[start of INPUT RECORDS]

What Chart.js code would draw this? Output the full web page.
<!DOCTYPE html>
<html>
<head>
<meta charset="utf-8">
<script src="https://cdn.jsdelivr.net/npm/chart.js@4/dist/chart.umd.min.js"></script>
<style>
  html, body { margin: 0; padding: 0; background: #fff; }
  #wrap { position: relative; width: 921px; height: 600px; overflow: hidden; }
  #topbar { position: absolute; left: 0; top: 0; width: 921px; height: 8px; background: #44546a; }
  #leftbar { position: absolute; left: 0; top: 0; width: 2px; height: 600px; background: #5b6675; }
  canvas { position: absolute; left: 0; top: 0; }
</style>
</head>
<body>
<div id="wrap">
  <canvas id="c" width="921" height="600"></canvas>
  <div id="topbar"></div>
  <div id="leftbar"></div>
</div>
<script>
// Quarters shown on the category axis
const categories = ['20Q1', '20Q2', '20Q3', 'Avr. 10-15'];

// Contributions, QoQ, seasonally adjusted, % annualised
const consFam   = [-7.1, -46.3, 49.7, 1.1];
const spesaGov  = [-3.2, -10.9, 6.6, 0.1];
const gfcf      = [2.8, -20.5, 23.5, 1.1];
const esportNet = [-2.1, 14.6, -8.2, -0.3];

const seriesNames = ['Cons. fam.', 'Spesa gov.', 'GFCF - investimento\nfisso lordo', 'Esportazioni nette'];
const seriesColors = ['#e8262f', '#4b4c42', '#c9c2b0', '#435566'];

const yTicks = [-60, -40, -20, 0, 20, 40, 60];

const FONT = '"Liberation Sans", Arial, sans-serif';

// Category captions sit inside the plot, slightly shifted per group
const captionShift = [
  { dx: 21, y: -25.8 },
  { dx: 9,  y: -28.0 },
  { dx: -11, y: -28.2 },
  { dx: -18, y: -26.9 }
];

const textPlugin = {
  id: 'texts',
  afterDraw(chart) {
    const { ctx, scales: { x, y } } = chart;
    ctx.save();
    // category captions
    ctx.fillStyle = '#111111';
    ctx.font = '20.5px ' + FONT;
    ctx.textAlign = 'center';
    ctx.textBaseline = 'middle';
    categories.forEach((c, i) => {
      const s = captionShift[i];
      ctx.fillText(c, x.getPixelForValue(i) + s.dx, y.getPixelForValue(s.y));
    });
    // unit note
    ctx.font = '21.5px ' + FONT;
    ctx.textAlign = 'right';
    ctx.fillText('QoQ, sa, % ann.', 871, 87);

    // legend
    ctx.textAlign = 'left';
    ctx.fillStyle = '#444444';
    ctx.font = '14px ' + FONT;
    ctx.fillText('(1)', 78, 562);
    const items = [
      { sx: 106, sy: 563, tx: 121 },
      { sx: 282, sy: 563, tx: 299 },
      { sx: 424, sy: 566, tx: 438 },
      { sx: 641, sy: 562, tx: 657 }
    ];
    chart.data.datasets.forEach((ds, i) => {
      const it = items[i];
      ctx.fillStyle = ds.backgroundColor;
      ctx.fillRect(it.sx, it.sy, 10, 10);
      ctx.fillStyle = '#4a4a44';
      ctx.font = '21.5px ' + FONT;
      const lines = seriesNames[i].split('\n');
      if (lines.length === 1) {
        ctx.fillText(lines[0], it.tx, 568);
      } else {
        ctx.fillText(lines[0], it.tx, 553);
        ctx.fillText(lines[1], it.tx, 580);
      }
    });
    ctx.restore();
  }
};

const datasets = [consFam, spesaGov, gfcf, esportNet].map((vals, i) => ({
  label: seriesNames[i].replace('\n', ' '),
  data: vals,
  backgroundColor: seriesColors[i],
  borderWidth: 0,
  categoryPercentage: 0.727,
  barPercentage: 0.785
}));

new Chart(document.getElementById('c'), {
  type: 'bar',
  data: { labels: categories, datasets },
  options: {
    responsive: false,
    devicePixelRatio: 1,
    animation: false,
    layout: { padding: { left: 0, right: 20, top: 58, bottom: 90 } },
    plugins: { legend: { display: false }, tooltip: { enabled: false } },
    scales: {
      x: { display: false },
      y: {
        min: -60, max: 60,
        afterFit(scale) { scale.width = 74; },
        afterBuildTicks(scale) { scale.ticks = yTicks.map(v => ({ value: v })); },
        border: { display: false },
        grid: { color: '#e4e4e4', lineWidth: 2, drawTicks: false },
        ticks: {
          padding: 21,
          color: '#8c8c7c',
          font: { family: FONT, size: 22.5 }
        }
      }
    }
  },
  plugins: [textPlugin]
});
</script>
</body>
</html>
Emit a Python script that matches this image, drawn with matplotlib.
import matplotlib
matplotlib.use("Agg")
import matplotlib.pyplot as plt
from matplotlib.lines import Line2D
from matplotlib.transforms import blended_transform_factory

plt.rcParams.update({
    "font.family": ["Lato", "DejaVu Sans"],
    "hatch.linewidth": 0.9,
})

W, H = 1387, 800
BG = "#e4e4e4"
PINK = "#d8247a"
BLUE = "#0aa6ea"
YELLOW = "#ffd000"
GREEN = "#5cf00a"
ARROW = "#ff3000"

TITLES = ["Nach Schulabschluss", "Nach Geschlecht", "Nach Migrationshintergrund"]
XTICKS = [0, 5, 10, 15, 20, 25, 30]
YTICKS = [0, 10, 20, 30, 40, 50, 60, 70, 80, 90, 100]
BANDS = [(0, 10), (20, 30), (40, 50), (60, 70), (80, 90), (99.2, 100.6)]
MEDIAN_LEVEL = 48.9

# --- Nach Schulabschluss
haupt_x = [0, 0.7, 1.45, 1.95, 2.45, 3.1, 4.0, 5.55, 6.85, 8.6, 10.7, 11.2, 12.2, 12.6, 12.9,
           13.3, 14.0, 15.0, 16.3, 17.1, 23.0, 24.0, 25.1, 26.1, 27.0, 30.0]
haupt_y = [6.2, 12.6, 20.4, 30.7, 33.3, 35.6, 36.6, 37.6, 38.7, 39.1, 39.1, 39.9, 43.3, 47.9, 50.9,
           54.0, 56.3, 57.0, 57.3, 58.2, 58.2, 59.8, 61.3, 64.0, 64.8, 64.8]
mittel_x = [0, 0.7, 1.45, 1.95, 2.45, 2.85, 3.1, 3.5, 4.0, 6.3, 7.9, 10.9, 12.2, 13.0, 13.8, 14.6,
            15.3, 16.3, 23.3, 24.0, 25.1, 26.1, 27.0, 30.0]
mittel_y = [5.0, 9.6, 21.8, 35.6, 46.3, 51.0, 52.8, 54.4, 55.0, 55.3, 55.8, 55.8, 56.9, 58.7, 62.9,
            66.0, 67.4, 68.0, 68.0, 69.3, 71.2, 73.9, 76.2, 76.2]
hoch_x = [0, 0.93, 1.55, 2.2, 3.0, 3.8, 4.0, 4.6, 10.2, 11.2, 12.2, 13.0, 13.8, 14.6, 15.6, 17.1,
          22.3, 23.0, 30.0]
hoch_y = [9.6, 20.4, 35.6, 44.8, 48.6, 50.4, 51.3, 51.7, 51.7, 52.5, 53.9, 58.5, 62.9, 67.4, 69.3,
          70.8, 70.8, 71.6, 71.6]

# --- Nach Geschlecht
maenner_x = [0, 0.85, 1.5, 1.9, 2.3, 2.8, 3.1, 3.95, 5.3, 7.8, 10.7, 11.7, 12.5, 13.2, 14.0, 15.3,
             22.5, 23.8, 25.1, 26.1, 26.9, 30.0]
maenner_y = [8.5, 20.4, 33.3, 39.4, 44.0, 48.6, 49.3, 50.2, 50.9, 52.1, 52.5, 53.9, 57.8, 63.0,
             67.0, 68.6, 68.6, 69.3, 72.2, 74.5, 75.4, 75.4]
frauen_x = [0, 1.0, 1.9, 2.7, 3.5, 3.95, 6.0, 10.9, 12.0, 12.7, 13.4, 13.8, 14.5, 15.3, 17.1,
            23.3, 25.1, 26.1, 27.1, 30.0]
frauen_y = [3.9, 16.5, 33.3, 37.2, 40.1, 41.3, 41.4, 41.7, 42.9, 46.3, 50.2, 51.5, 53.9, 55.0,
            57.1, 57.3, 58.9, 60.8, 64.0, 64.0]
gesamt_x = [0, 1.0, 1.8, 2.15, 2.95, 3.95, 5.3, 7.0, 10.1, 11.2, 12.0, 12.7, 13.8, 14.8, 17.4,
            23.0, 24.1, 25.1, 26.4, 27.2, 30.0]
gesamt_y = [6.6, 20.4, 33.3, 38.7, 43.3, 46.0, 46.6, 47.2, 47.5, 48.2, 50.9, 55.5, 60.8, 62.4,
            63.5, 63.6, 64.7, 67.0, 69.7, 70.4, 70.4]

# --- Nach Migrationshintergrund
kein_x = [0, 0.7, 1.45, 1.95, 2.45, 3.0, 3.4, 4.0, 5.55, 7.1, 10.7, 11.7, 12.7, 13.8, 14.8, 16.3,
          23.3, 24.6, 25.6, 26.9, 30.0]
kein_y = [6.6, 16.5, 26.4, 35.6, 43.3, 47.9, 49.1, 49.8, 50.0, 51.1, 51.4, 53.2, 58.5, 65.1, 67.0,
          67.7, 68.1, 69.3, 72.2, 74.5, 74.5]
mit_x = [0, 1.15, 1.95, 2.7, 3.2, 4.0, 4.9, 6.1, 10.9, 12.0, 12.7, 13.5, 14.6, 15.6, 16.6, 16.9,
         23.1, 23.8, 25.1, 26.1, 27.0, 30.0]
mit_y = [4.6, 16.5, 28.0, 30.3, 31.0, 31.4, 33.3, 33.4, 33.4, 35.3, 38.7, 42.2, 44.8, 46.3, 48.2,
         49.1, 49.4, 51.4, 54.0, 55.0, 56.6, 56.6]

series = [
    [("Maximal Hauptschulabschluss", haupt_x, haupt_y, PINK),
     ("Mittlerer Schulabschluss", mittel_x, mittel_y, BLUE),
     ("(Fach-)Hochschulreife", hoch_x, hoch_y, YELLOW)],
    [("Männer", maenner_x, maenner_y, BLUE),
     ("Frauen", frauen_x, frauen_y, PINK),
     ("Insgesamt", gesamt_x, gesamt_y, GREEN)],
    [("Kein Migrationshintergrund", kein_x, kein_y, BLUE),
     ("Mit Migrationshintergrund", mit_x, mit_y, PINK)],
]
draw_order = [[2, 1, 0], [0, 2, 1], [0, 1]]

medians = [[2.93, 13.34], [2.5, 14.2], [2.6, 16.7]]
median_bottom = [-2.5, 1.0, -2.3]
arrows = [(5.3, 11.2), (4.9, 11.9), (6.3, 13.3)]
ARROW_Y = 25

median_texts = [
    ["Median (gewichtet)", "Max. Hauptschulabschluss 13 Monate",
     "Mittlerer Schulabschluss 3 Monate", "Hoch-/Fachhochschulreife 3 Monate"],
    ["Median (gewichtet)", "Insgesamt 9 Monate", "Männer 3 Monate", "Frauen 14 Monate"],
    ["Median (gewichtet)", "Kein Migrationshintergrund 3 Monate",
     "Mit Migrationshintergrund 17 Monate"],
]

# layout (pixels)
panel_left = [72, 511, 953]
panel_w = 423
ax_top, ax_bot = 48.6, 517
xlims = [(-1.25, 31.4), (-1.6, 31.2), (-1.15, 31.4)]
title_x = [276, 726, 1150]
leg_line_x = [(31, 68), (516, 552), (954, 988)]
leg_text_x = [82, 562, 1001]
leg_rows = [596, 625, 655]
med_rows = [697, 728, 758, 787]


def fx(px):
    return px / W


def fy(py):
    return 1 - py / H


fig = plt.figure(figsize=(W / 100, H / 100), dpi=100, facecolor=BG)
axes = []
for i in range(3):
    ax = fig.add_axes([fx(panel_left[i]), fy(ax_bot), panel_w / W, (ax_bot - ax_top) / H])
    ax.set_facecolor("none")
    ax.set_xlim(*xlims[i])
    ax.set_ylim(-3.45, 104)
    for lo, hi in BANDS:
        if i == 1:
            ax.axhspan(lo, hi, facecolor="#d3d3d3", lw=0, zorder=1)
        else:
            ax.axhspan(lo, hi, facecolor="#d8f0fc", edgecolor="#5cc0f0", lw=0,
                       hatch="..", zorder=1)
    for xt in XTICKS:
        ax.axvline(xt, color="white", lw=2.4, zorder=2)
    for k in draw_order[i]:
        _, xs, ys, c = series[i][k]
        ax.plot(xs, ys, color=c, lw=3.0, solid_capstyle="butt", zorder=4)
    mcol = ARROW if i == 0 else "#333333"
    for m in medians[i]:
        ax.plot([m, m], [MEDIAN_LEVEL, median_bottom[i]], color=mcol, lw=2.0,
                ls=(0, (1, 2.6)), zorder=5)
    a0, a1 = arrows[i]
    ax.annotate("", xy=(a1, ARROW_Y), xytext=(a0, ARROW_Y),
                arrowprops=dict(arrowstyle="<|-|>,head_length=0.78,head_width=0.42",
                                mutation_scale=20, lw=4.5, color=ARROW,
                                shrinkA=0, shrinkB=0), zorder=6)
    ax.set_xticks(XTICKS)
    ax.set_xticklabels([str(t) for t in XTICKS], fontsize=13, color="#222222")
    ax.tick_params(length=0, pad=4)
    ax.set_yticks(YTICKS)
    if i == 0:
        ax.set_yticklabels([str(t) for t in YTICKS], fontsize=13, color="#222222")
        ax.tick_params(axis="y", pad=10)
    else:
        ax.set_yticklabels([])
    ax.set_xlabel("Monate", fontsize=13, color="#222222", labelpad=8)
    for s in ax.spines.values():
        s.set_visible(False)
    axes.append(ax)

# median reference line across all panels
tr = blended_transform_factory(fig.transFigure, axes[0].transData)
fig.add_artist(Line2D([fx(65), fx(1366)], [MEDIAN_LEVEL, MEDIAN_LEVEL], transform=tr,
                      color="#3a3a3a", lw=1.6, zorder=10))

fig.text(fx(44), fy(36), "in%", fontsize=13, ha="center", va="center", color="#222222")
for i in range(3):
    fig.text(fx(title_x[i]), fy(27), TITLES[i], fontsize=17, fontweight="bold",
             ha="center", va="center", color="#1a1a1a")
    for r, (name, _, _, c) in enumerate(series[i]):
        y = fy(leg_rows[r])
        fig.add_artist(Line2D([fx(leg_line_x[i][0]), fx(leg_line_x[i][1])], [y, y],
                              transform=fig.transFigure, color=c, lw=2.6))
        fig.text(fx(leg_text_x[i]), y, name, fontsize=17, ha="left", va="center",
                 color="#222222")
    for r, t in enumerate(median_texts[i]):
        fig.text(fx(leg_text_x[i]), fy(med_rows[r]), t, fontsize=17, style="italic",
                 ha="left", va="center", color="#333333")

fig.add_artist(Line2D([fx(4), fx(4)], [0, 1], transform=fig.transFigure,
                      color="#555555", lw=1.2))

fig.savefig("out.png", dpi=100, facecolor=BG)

[end of INPUT RECORDS]

> _GIVEN TASK_
Set down exactly the lines from the line that contains "Emit a Python" to the line that contains "MEDIAN_LEVEL = 48.9", both lines included, and nothing more.

> _EXERCISE RESULT_
Emit a Python script that matches this image, drawn with matplotlib.
import matplotlib
matplotlib.use("Agg")
import matplotlib.pyplot as plt
from matplotlib.lines import Line2D
from matplotlib.transforms import blended_transform_factory

plt.rcParams.update({
    "font.family": ["Lato", "DejaVu Sans"],
    "hatch.linewidth": 0.9,
})

W, H = 1387, 800
BG = "#e4e4e4"
PINK = "#d8247a"
BLUE = "#0aa6ea"
YELLOW = "#ffd000"
GREEN = "#5cf00a"
ARROW = "#ff3000"

TITLES = ["Nach Schulabschluss", "Nach Geschlecht", "Nach Migrationshintergrund"]
XTICKS = [0, 5, 10, 15, 20, 25, 30]
YTICKS = [0, 10, 20, 30, 40, 50, 60, 70, 80, 90, 100]
BANDS = [(0, 10), (20, 30), (40, 50), (60, 70), (80, 90), (99.2, 100.6)]
MEDIAN_LEVEL = 48.9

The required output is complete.